> _DATA BLOCK_

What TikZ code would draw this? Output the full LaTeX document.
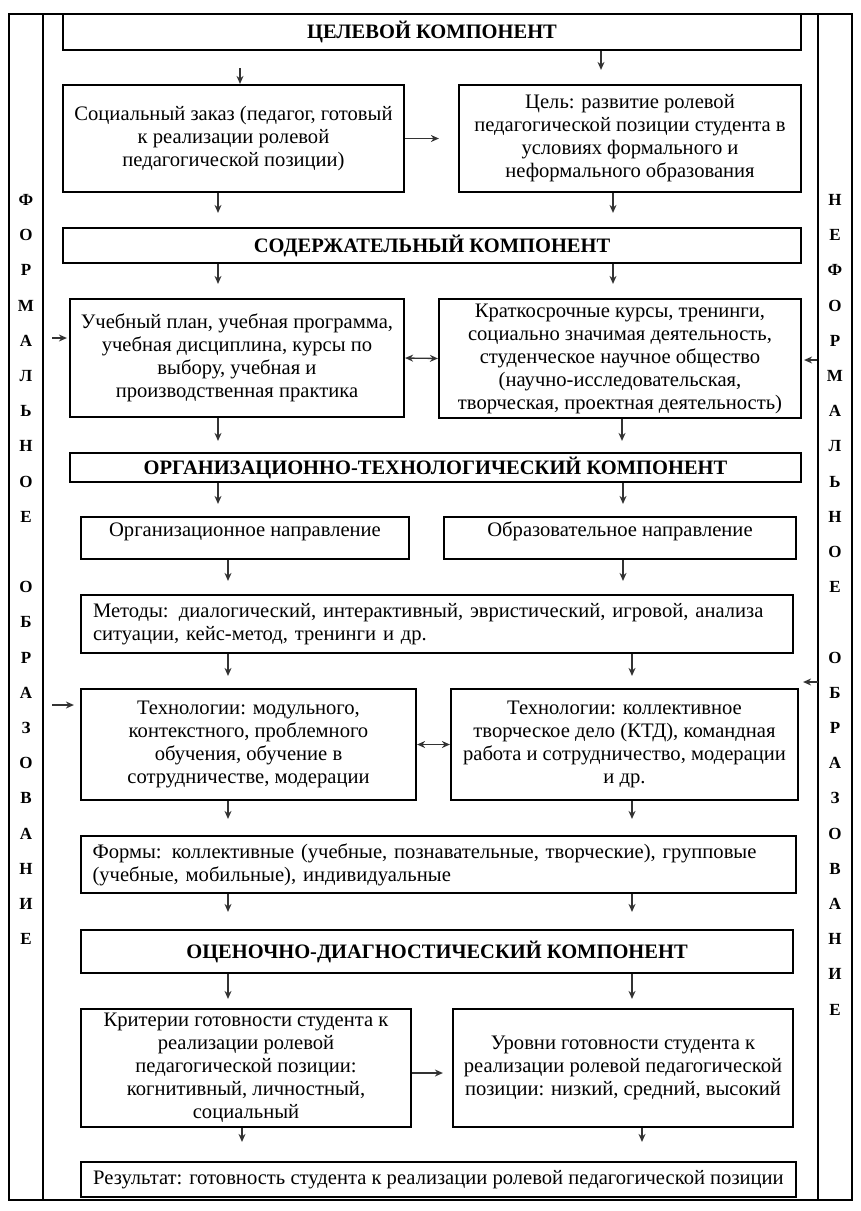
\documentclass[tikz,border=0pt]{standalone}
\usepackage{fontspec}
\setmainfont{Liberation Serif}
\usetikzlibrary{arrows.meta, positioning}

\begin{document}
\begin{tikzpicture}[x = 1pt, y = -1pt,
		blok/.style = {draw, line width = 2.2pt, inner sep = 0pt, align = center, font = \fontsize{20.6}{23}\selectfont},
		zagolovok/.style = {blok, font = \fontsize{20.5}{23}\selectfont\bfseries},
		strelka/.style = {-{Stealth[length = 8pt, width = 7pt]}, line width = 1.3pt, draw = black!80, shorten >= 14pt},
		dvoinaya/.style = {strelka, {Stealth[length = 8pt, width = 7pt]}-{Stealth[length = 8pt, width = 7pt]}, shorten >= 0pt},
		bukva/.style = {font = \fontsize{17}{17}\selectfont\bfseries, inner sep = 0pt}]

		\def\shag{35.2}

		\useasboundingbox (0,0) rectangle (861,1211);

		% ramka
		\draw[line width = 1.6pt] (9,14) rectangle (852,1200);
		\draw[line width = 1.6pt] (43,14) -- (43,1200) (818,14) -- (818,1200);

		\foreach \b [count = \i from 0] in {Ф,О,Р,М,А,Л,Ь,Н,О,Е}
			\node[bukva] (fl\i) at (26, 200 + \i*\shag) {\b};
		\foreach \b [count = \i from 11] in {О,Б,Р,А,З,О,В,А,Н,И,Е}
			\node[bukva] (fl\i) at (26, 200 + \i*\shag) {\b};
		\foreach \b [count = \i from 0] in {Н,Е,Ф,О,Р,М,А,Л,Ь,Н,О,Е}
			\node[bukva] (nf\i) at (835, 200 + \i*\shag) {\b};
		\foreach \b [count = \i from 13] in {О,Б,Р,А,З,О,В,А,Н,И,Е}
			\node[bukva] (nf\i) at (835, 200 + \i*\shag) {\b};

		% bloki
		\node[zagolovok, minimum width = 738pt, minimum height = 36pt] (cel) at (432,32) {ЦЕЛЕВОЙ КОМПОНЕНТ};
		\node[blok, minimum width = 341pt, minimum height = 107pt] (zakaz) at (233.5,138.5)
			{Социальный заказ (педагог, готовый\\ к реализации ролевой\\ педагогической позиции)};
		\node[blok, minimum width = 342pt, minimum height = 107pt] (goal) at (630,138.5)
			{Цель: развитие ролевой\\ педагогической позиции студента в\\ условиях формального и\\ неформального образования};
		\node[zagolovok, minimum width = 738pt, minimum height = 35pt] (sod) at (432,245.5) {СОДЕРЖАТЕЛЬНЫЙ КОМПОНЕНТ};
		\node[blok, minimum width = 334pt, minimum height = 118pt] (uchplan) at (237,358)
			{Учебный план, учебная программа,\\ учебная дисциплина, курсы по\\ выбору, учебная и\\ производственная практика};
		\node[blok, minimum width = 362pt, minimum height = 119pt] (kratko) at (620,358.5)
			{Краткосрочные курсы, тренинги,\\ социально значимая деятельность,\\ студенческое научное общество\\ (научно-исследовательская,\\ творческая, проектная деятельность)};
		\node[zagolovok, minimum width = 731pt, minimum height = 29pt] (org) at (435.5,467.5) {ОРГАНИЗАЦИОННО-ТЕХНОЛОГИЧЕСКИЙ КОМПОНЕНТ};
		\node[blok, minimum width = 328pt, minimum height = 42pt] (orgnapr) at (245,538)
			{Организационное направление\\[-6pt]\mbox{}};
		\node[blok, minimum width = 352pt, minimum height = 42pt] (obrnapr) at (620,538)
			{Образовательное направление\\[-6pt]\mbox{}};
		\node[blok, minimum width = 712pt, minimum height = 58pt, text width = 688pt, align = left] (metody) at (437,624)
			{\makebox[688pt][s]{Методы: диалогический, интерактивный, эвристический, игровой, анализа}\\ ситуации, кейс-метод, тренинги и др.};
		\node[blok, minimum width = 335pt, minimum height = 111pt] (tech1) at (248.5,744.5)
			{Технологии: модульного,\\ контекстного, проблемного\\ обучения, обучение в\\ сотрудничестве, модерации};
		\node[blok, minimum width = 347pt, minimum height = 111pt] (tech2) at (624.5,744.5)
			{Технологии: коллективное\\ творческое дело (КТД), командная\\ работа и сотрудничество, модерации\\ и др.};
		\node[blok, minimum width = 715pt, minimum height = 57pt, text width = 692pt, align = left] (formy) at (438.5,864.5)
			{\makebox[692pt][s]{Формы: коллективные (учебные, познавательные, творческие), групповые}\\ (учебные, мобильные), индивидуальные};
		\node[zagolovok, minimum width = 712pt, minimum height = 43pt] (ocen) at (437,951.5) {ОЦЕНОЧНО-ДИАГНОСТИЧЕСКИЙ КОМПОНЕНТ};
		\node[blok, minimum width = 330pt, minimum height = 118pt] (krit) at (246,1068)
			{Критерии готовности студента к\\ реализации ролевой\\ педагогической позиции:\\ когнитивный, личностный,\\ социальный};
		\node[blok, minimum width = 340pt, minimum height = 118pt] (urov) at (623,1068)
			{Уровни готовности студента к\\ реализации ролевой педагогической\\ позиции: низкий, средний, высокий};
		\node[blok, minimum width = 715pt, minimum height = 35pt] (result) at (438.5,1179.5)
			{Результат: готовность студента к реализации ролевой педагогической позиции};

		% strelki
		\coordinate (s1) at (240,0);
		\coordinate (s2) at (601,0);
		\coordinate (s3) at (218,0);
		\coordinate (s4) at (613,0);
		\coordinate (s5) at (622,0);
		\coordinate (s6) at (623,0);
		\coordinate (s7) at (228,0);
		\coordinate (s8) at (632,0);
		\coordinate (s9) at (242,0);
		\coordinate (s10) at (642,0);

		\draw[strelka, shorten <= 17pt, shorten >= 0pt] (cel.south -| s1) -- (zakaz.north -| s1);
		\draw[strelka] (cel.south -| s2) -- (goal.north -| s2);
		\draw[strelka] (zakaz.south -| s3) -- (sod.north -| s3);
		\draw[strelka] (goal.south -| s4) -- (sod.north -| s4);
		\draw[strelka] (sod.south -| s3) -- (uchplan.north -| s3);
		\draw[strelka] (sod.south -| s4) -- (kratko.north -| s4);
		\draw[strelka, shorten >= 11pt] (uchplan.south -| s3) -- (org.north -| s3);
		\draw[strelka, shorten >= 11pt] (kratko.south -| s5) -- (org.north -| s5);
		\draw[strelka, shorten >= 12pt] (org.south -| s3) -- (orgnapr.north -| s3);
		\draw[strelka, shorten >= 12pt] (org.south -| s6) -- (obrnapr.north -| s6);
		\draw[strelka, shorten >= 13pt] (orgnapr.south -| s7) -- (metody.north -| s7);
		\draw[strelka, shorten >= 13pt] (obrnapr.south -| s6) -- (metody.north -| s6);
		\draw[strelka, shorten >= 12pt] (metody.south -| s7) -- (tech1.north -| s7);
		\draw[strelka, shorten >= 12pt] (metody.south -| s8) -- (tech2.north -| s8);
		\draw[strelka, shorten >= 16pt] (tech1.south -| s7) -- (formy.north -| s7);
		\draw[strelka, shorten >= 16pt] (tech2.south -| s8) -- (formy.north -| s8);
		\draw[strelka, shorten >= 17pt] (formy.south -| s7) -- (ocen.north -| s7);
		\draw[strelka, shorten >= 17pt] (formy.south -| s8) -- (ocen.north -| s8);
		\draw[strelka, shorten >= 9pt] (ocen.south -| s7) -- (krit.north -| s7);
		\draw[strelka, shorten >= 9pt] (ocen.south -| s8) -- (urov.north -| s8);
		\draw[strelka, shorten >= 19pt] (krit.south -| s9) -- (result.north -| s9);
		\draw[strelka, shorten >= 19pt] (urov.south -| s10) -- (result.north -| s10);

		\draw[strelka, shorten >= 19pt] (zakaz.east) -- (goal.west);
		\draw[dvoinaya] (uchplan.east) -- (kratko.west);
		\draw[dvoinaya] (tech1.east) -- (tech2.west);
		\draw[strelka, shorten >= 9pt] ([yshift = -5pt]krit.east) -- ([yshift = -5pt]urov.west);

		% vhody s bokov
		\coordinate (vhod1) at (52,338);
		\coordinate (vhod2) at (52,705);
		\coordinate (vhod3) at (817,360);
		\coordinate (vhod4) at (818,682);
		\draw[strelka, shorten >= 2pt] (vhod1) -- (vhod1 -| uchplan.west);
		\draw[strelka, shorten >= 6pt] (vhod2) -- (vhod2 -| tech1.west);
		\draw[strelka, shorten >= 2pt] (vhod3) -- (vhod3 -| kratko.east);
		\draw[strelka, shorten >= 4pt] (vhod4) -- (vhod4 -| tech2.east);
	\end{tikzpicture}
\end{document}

> _EXERCISE_
Skip the pictures and restate exactly the lines from the beginning of the listing to the line with "(818,14) -- (818,1200);", that line included.

> _OUTPUT BELOW_
What TikZ code would draw this? Output the full LaTeX document.
\documentclass[tikz,border=0pt]{standalone}
\usepackage{fontspec}
\setmainfont{Liberation Serif}
\usetikzlibrary{arrows.meta, positioning}

\begin{document}
\begin{tikzpicture}[x = 1pt, y = -1pt,
		blok/.style = {draw, line width = 2.2pt, inner sep = 0pt, align = center, font = \fontsize{20.6}{23}\selectfont},
		zagolovok/.style = {blok, font = \fontsize{20.5}{23}\selectfont\bfseries},
		strelka/.style = {-{Stealth[length = 8pt, width = 7pt]}, line width = 1.3pt, draw = black!80, shorten >= 14pt},
		dvoinaya/.style = {strelka, {Stealth[length = 8pt, width = 7pt]}-{Stealth[length = 8pt, width = 7pt]}, shorten >= 0pt},
		bukva/.style = {font = \fontsize{17}{17}\selectfont\bfseries, inner sep = 0pt}]

		\def\shag{35.2}

		\useasboundingbox (0,0) rectangle (861,1211);

		% ramka
		\draw[line width = 1.6pt] (9,14) rectangle (852,1200);
		\draw[line width = 1.6pt] (43,14) -- (43,1200) (818,14) -- (818,1200);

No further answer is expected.